In 1996, the US government mandated the enrichment of commercially available grain products (cereal, bread, etc.) with folic acid. Orange juice is also a popular source of folic acid. There are many ways to get your daily amount of folate, including prenatal vitamins, which many doctors prescribe.
2. Avoid Processed Foods – Processed foods are often nutritionally void and calorically dense. They offer your body (and more importantly, your baby’s developing body) nothing that it needs, and may come with a whole host of artificial colors and chemicals. Processed meats like hot dogs can be especially dangerous, as they sometimes carry bacteria that can result is a serious infection or even miscarriage.
Stick to healthy food that you make yourself (or maybe your partner makes!). Use a food thermometer to ensure that all meats are thoroughly cooked. Don’t reheat leftovers more than once. Don’t ever refreeze food that has been defrosted.
3. Exercise – Just because you are pregnant doesn’t mean that your whole body goes on vacation. The health benefits of exercise can continue well into pregnancy. Low intensity exercises like walking and swimming help keep your cardiovascular system active. Pregnant women can even do many different weightlifitng exercises.
You should, however, avoid any activity with a high chance of falling or impacts to your body. Also be aware of the effects of intense weightlifting moves like deadlifting or squatting on the pelvic regions. Don’t do moves like lunges, which can risk damaging connective tissue.
4. Get Regular Sleep – This is just a tip for good health in general. Most adults need seven to eight hours of sleep per day. If your schedule allows it, go to sleep when it gets dark, and wake up naturally when you are rested and refreshed. If you are exercising regularly, that can also help aid you in going to sleep.
This is all easier said than done, however, as pregnant women experience a wide variety of sleep disturbances. Excess liquid can send you to the bathroom several times per night. The fetus can also switch positions and place pressure on the bladder. If you budget yourself ample time to sleep every night, you can try to fight the sleepiness that can come from a lack of deep, restful sleep.
5. See Your Doctor Regularly – This should also go without saying. If you are serious about your health and the health of your child, then partner up with a good doctor as soon as you are ready to start conceiving.
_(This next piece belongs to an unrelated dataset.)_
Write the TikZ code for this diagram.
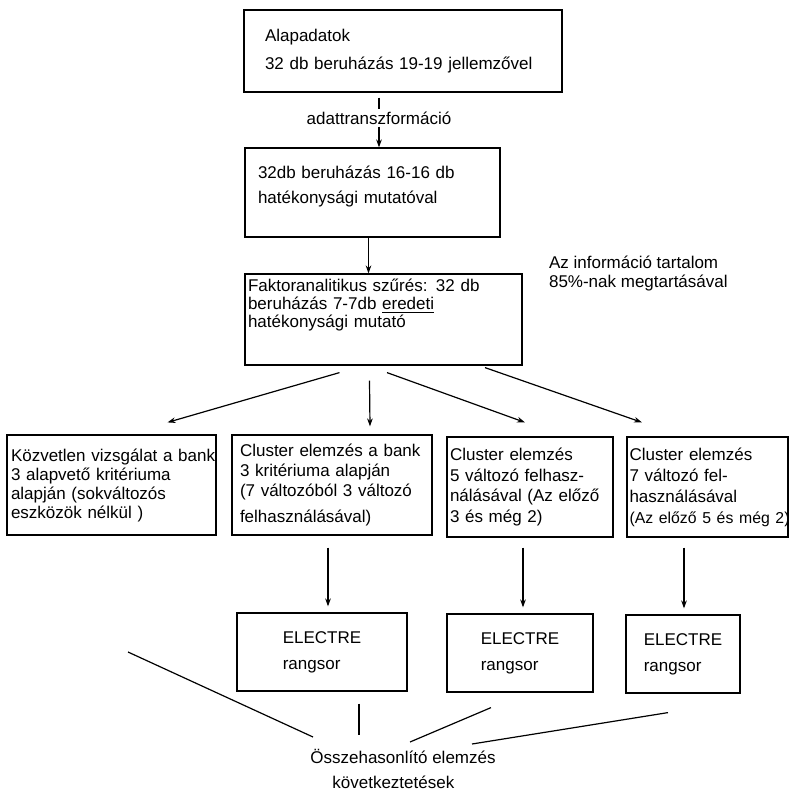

They can help you figure out your best ovulation schedule, get you on prenatal vitamins, and monitor your health and the health of your baby throughout the pregnancy.
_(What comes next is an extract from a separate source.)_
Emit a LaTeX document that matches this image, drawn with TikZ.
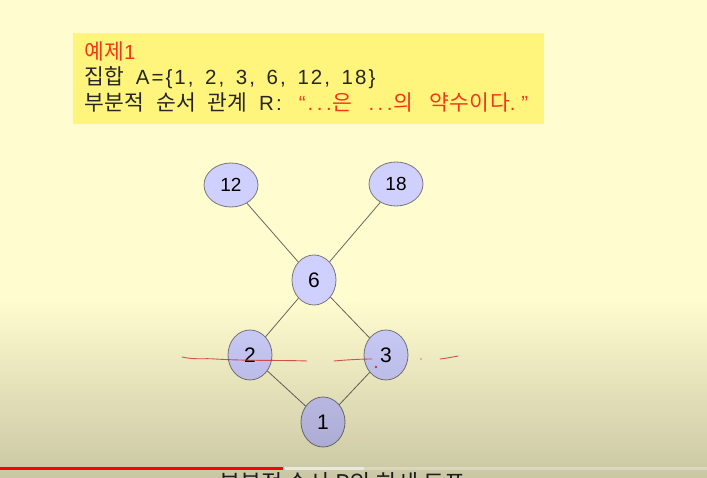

6. Stop Smoking/Drinking Alcohol – This should all go without saying, but there is no safe level of smoking or drinking to do during pregnancy. Smoking and drinking rob the fetus of oxygen that it needs too develop properly. Additionally, exposure to the various substances contained in cigarettes can cause damage to your baby while it is still in the womb. Pregnant women should even avoid second hand smoke. Fetal alcohol syndrome is a very serious condition caused by maternal drinking during pregnancy.
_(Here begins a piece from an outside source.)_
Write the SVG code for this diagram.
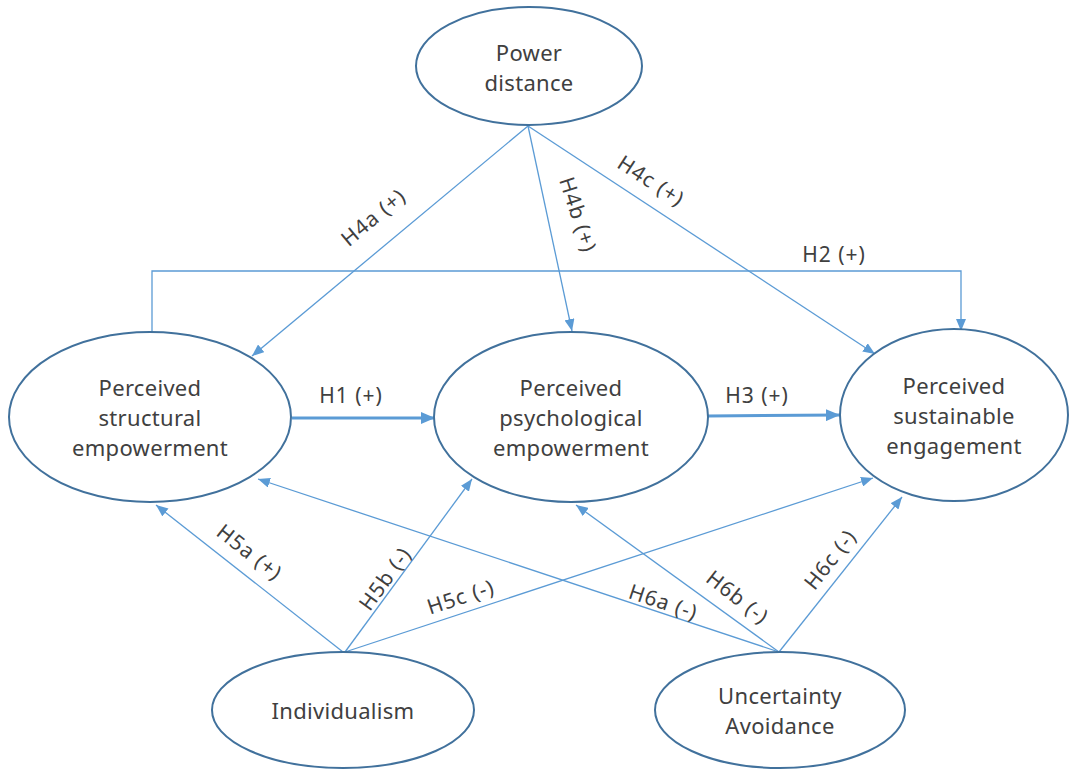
<svg xmlns="http://www.w3.org/2000/svg" width="1070" height="770" viewBox="0 0 1070 770">
<defs>
<marker id="ah" viewBox="0 0 12 10" refX="12" refY="5" markerWidth="12" markerHeight="10" markerUnits="userSpaceOnUse" orient="auto">
<path d="M0,0 L12,5 L0,10 Z" fill="#5b9bd5"/>
</marker>
<marker id="ahb" viewBox="0 0 14 12" refX="14" refY="6" markerWidth="14" markerHeight="12" markerUnits="userSpaceOnUse" orient="auto">
<path d="M0,0 L14,6 L0,12 Z" fill="#5b9bd5"/>
</marker>
</defs>
<style>
.node{fill:#fff;stroke:#41719c;stroke-width:2}
.t{font-family:"Noto Sans","Open Sans",sans-serif;font-size:22px;fill:#404040;text-anchor:middle;letter-spacing:0.3px}
.l{font-family:"Noto Sans","Open Sans",sans-serif;font-size:21px;fill:#404040;text-anchor:middle;letter-spacing:1px}
.c{fill:none;stroke:#5b9bd5;stroke-width:1.3;marker-end:url(#ah)}
.cb{fill:none;stroke:#5b9bd5;stroke-width:3;marker-end:url(#ahb)}
</style>
<rect width="1070" height="770" fill="#fff"/>
<g id="connectors">
<path class="c" d="M528,126 L252,356"/>
<path class="c" d="M528,126 L572,331"/>
<path class="c" d="M528,126 L875,354"/>
<path class="c" d="M152,337 L152,271 L961,271 L961,331"/>
<path class="cb" d="M292,418 L435,418"/>
<path class="cb" d="M708,416 L840,415"/>
<path class="c" d="M343,652 L156,505"/>
<path class="c" d="M345,652 L472,479"/>
<path class="c" d="M345,652 L873,478"/>
<path class="c" d="M779,652 L258,479"/>
<path class="c" d="M779,652 L576,505"/>
<path class="c" d="M779,652 L902,497"/>
</g>
<g id="labels">
<text class="l" transform="translate(378,223) rotate(-39.8)">H4a (+)</text>
<text class="l" transform="translate(571,217) rotate(72)">H4b (+)</text>
<text class="l" transform="translate(647,187) rotate(33)">H4c (+)</text>
<text class="l" x="834" y="262">H2 (+)</text>
<text class="l" x="351" y="403">H1 (+)</text>
<text class="l" x="757" y="403">H3 (+)</text>
<text class="l" transform="translate(245,558) rotate(38)">H5a (+)</text>
<text class="l" transform="translate(391,583) rotate(-54)">H5b (-)</text>
<text class="l" transform="translate(463,604) rotate(-18.2)">H5c (-)</text>
<text class="l" transform="translate(661,609) rotate(18.4)">H6a (-)</text>
<text class="l" transform="translate(733,603) rotate(38)">H6b (-)</text>
<text class="l" transform="translate(836,564) rotate(-51.6)">H6c (-)</text>
</g>
<g id="power-distance">
<ellipse class="node" cx="529" cy="66" rx="113" ry="59"/>
<text class="t" x="529" y="61">Power</text>
<text class="t" x="529" y="91">distance</text>
</g>
<g id="structural">
<ellipse class="node" cx="150" cy="417" rx="141" ry="85"/>
<text class="t" x="150" y="396">Perceived</text>
<text class="t" x="150" y="426">structural</text>
<text class="t" x="150" y="456">empowerment</text>
</g>
<g id="psychological">
<ellipse class="node" cx="571" cy="417" rx="137" ry="85"/>
<text class="t" x="571" y="396">Perceived</text>
<text class="t" x="571" y="426">psychological</text>
<text class="t" x="571" y="456">empowerment</text>
</g>
<g id="sustainable">
<ellipse class="node" cx="954" cy="415" rx="114" ry="86"/>
<text class="t" x="954" y="394">Perceived</text>
<text class="t" x="954" y="424">sustainable</text>
<text class="t" x="954" y="454">engagement</text>
</g>
<g id="individualism">
<ellipse class="node" cx="343" cy="710" rx="131" ry="58"/>
<text class="t" x="343" y="719">Individualism</text>
</g>
<g id="uncertainty">
<ellipse class="node" cx="780" cy="710" rx="125" ry="58"/>
<text class="t" x="780" y="704">Uncertainty</text>
<text class="t" x="780" y="734">Avoidance</text>
</g>
</svg>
7. Avoid Environmental Pollutants – Much like second hand smoke and its detrimental effect on the fetus, other environmental pollutants can be dangerous to your baby. Fumes from paint or solvents, lead (usually found in paint in old buildings), and mercury, just to name a few, can all cause birth defects and other complications. Mercury can be found in some varieties of commercially available fish. For this reason, many pregnant women abstain from fish altogether or keep their intakes very low. Keep the environment around you as pure as possible so that your baby can develop in a safe, healthy manner.